The lady is in Minneapolis because I was supposed to play poker last night. I use the word poker loosely; We also play baseball, screw your neighbor, and have even played war for money. I also use the word money loosely. Last time I ended the night up over twenty dollars which, considering we play for nickels and dimes, means I had a stellar night. It's hard to get my six music industry guy friends on the same to organize a game, so when I had four on board I wrote the date in my calendar. Mere hours before I was to steal their money with my mad skills, I received three cancellations.

The lady sits in her room whenever I host poker night and is generally a good sport about not disrupting the guy talk with frequent visits. Needless to say it's boring for her so I always let her know as soon as we've settled on a date. This way she can make plans of her own. Hence the trip to Minny. Sometimes we all need time alone. While chilling with my lady has all the appropriate ingredients to provide a pleasant evening, the scarce "me" time is always a welcome occurrence. With no poker, I was going to get all the "me" time I needed.

For numerous reasons these last few weeks have been a mentally dizzying affair and the anxious, agitated state my brain resides reeks of nervous break down. It's brought on from too much and (strangely) too little going on. The list is long: Wedding plans, honeymoon plans, too much to do at work, no word on Seattle, family deaths, and now a financial blunder of sorts: Due to the poor responses for our wedding (Over forty percent of those invited have sent regrets) we are faced with coming in shy of our contractually defined food and beverage minimum to the tune of over two grand. While we were going to spend this money either way, this two grand is now just going to be handed over to the hotel in return for nothing. This hurts my frugal planning heart. My response to pressure varies. I'll rise to the occasion normally but this weekend I crumbled under the weight of it all. Crumbled as in sat in front of the TV, ate too much, and moped around sans lady. Needing a pick me up, I went to breakfast.

One of my greatest pleasures is this first meal of the day. The delicious food is partly the reason but it's also because breakfast is usually a mellow, un-rushed occurrence where I can regroup and unwind. For this reason even having breakfast alone is a pleasure. Parking at the counter, reading, and sipping coffee for an hour or two settles my soul. The dish washing station was directly in front of me. When my waitress would clean a few plates, the German gentleman next to me would exclaim "Herr Kaffee!" and answer any English to German translations asked of him. A chatty, coffee guzzling lady was to my left. Without my book, I would have suffered accounts of her grandchildren and perhaps worse.

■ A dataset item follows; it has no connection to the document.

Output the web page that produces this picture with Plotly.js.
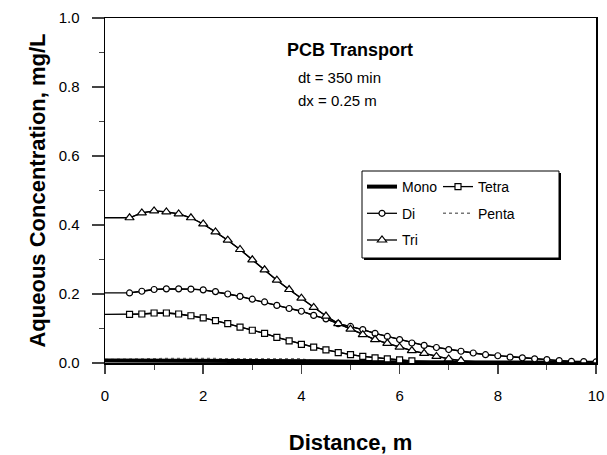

I loose track of how much coffee I've consumed when the refills / top offs occur constantly. Even so, I'm positive I was working on a fifth cup when I gazed into the rising steam for what seemed like minutes. An answer to my anxious melancholy rose with the steam from the coffee and I broke this beverage stare down with a vision of the lady's smiling face.

3 comments:

OCD OD said...

God, I can totally relate. That sucks though. Can you add some crazy fancy cake or something so at least you're getting something for your money? Or a specialty cocktail or something? Gah! How frustrating!

Unknown said...

nice article.

the image is great.

OCD OD said...

Is it your birthday today or tomorrow? I can't remember. I have something for you but I'm the worst mailer EVER! I might enlist John's help.